I have always wondered why so many voters accepted the notion of TDE for so long. In fact, many Americans still believe in TDE doctrine as a matter of faith. Yes, there is some truth to the concept. If there is increasing demand in terms of sales and companies make more profit, then they are more likely to hire more workers. However, job creation is based on demand not tax cuts.
The big lesson here is that there are no simple answers to complex economic problems. The simple idea that cutting taxes would lead to economic growth and eventually increase tax revenue was a simple answer that was accepted by many citizens for 33 years. The psychologist Paul Ginnetty calls this type of reasoning, “the potent narcotic of reassuring simplicity.” Politicians will always take advantage of our addiction to simplistic answers to their own benefit by simply telling people what they want to hear.

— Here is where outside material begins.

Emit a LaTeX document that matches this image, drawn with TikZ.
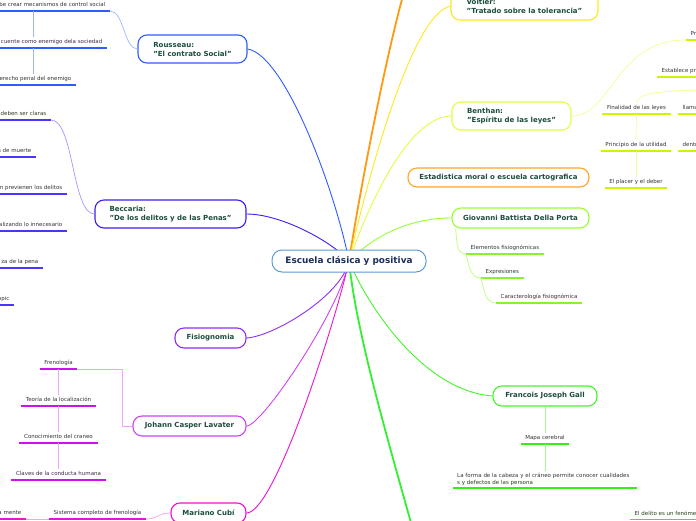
\documentclass[tikz,border=0pt]{standalone}
\usepackage{fontspec}
\setmainfont{DejaVu Sans}
\usetikzlibrary{backgrounds}
\definecolor{cCen}{HTML}{5B9BD5}
\definecolor{tCen}{HTML}{1B2F5E}
\definecolor{tMain}{HTML}{1B4D3E}
\definecolor{tSub}{HTML}{333333}
\definecolor{cRou}{HTML}{2F5CFF}
\definecolor{cRouL}{HTML}{9DB5FF}
\definecolor{cBec}{HTML}{3A1EF2}
\definecolor{cBecU}{HTML}{4A35FF}
\definecolor{cBecL}{HTML}{A396FF}
\definecolor{cFis}{HTML}{8E2EF0}
\definecolor{cLav}{HTML}{CC44F0}
\definecolor{cLavU}{HTML}{CC11EE}
\definecolor{cLavL}{HTML}{F0A0FF}
\definecolor{cCub}{HTML}{F010D0}
\definecolor{cCubL}{HTML}{F8A0E8}
\definecolor{cVol}{HTML}{FFE81A}
\definecolor{cOra}{HTML}{FF9A10}
\definecolor{cBen}{HTML}{E0FF40}
\definecolor{cBenU}{HTML}{CCF500}
\definecolor{cBenL}{HTML}{EEFF99}
\definecolor{cEst}{HTML}{FFA528}
\definecolor{cDel}{HTML}{99FF33}
\definecolor{cDelU}{HTML}{88F522}
\definecolor{cDelL}{HTML}{BBFF77}
\definecolor{cGal}{HTML}{44F52A}
\definecolor{cGalU}{HTML}{33F010}
\definecolor{cGalL}{HTML}{99FF99}
\definecolor{cGrn}{HTML}{33F033}
\tikzset{
  mainbox/.style={draw=#1, line width=1.1pt, rounded corners=9pt, fill=white, text=tMain,
    font=\bfseries\fontsize{7}{9}\selectfont, align=left, inner sep=0pt},
  cenbox/.style={draw=cCen, line width=1pt, rounded corners=10pt, fill=white, text=tCen,
    font=\bfseries\fontsize{8.9}{10}\selectfont, inner sep=0pt},
  sub/.style={font=\fontsize{5.5}{6.3}\selectfont, text=tSub, inner xsep=4.5pt, inner ysep=2.5pt,
    text height=4pt, text depth=1.5pt,
    append after command={(\tikzlastnode.south west) edge[draw=#1, line width=1.3pt] (\tikzlastnode.south east)}},
  link/.style={draw=#1, line width=0.9pt},
  twig/.style={draw=#1, line width=0.7pt},
}
\begin{document}
\begin{tikzpicture}[x=1pt,y=-1pt]
\useasboundingbox (0,0) rectangle (696,520);
\coordinate (oraTop) at (404,-8);
\coordinate (grnBot) at (413,530);
\coordinate (rvx) at (33,0);
\coordinate (lavk) at (122,0);
\coordinate (out1) at (700,90);

% central and main nodes
\node[cenbox, minimum width=154pt, minimum height=22pt] (cen) at (349,261) {Escuela clásica y positiva};
\node[mainbox=cRou, minimum width=109pt, minimum height=28pt] (rou) at (192.5,49) {Rousseau:\\"El contrato Social"};
\node[mainbox=cBec, minimum width=151pt, minimum height=28pt] (bec) at (170.5,214) {Beccaria:\\"De los delitos y de las Penas"};
\node[mainbox=cFis, minimum width=71pt, minimum height=20pt] (fis) at (210.5,338) {Fisiognomia};
\node[mainbox=cLav, minimum width=113pt, minimum height=20pt] (lav) at (189.5,426) {Johann Casper Lavater};
\node[mainbox=cCub, minimum width=75pt, minimum height=20pt] (cub) at (208.5,513) {Mariano Cubí};
\node[mainbox=cVol, minimum width=147pt, minimum height=28pt] (vol) at (524.5,6) {Voltier:\\"Tratado sobre la tolerancia"};
\node[mainbox=cBen, minimum width=119pt, minimum height=28pt] (ben) at (511.5,116) {Benthan:\\"Espíritu de las leyes"};
\node[mainbox=cEst, minimum width=181pt, minimum height=19pt] (est) at (498.5,177.5) {Estadistica moral o escuela cartografica};
\node[mainbox=cDel, minimum width=137pt, minimum height=20pt] (del) at (520.5,218) {Giovanni Battista Della Porta};
\node[mainbox=cGal, minimum width=104pt, minimum height=20pt] (gal) at (545,396) {Francois Joseph Gall};

% Rousseau children
\node[sub=cRou, anchor=south east] (r1) at (110,11) {be crear mecanismos de control social};
\node[sub=cRou, anchor=south east] (r2) at (107,48) {cuente como enemigo dela sociedad};
\node[sub=cRou, anchor=south east] (r3) at (76,85) {erecho penal del enemigo};
\draw[twig=cRouL] (rou.west) .. controls (124,49) and (124,11) .. (r1.south east);
\draw[twig=cRouL] (r1.south -| rvx) -- (r2.north -| rvx);
\draw[twig=cRouL] (r2.south -| rvx) -- (r3.north -| rvx);

% Beccaria children
\node[sub=cBecU, anchor=south east] (b1) at (51,120) {deben ser claras};
\node[sub=cBecU, anchor=south east] (b2) at (36,157) {a de muerte};
\node[sub=cBecU, anchor=south east] (b3) at (67,194) {n previenen los delitos};
\node[sub=cBecU, anchor=south east] (b4) at (67,231) {alizando lo innecesario};
\node[sub=cBecU, anchor=south east] (b5) at (43,268) {za de la pena};
\node[sub=cBecU, anchor=south east] (b6) at (14,305) {opic};
\draw[twig=cBecL] (bec.west) .. controls (72,214) and (74,120) .. (b1.south east);

% Lavater children
\node[sub=cLavU, anchor=south] (l1) at (58.5,369) {Frenología};
\node[sub=cLavU, anchor=south] (l2) at (58.5,406) {Teoría de la localización};
\node[sub=cLavU, anchor=south] (l3) at (58.5,443) {Conocimiento del craneo};
\node[sub=cLavU, anchor=south] (l4) at (58.5,480) {Claves de la conducta humana};
\draw[twig=cLavL] (lav.west) -- (lav.west -| lavk) -- (l1.south east -| lavk) -- (l1.south east);
\draw[twig=cLavL] (l1.south) -- (l2.north);
\draw[twig=cLavL] (l2.south) -- (l3.north);
\draw[twig=cLavL] (l3.south) -- (l4.north);

% Cubi children
\node[sub=cCub, anchor=south] (c1) at (97.5,519) {Sistema completo de frenología};
\node[sub=cCub, anchor=south east] (c2) at (26,519) {a mente};
\draw[twig=cCubL] (cub.west) .. controls (158,513) and (158,519) .. (c1.south east);
\draw[twig=cCubL] (c2.south east) -- (c1.south west);

% Benthan children
\node[sub=cBenU, anchor=south] (n1) at (636.5,114) {Finalidad de las leyes};
\node[sub=cBenU, anchor=south] (n2) at (636,151) {Principio de la utilidad};
\node[sub=cBenU, anchor=south] (n3) at (636,188) {El placer y el deber};
\node[sub=cBenU, anchor=south west] (n4) at (678,114) {llama};
\node[sub=cBenU, anchor=south west] (n5) at (678,151) {dentr};
\node[sub=cBenU, anchor=south west] (n6) at (686,40) {Pr};
\node[sub=cBenU, anchor=south west] (n7) at (657,77) {Establece pri};
\draw[twig=cBenL] (ben.east) .. controls (612,116) and (615,40) .. (n6.south west);
\draw[twig=cBenL] (n1.north) .. controls (637,93) and (660,91) .. (out1);
\draw[twig=cBenL] (n1.south) -- (n2.north);
\draw[twig=cBenL] (n2.south) -- (n3.north);

% Della Porta children
\node[sub=cDelU, anchor=south west] (d1) at (466,254) {Elementos fisiognómicas};
\node[sub=cDelU, anchor=south west] (d2) at (481,278) {Expresiones};
\node[sub=cDelU, anchor=south west] (d3) at (496,303) {Caracterología fisiognómica};
\draw[twig=cDelL] ([xshift=4pt]del.south west) to[out=-80,in=180] (d1.south west);
\draw[twig=cDelL] (d1.south west) to[out=-75,in=180] (d2.south west);
\draw[twig=cDelL] (d2.south west) to[out=-75,in=180] (d3.south west);

% Gall children
\node[sub=cGalU, anchor=south] (g1) at (545,444) {Mapa cerebral};
\node[sub=cGalU, anchor=south west, align=left, text width=176pt, text height={}, text depth={}, inner xsep=4pt] (g2) at (453,488)
  {La forma de la cabeza y el cráneo permite conocer cualidades\\s y defectos de las persona};
\node[sub=cGalU, anchor=south west] (g3) at (630,519.5) {El delito es un fenóme};
\draw[twig=cGalL] (gal.south) -- (g1.north);
\draw[twig=cGalL] (g1.south) -- (g2.north -| g1.south);

% connectors from the centre
\begin{scope}[on background layer]
\draw[link=cRou] (cen.center) .. controls (335,190) and (285,55) .. (rou.east);
\draw[link=cBec] (cen.center) .. controls (330,240) and (280,214) .. (bec.east);
\draw[link=cFis] (cen.center) .. controls (342,295) and (275,336) .. (fis.east);
\draw[link=cLav] (cen.center) .. controls (340,310) and (262,426) .. (lav.east);
\draw[link=cCub] (cen.center) .. controls (336,320) and (275,513) .. (cub.east);
\draw[link=cOra, line width=1.8pt] (cen.center) .. controls (360,190) and (385,60) .. (oraTop);
\draw[link=cVol] (cen.center) .. controls (365,190) and (410,15) .. (vol.west);
\draw[link=cBen] (cen.center) .. controls (370,200) and (410,116) .. (ben.west);
\draw[link=cDel] (cen.center) .. controls (375,235) and (410,218) .. (del.west);
\draw[link=cGrn, line width=1.8pt] (cen.center) .. controls (356,330) and (385,430) .. (grnBot);
\draw[link=cGal] (cen.center) .. controls (365,300) and (420,390) .. (gal.west);
\end{scope}
\end{tikzpicture}
\end{document}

If we are going to have a shot at creating mid-wage jobs, our best bet is to make the growth of manufacturing a top priority. This means taking politicians to task on their general solutions. It also means discrediting the notion of trickle-down economics, and the people who still push the notion of TDE as an answer.
Remember, it is not only the quantity of jobs needed, but also the quality of jobs—those that pay decent wages.
Vote for people who are willing to face up to the real reasons for lost jobs—currency manipulation, outsourcing, and trade deficits.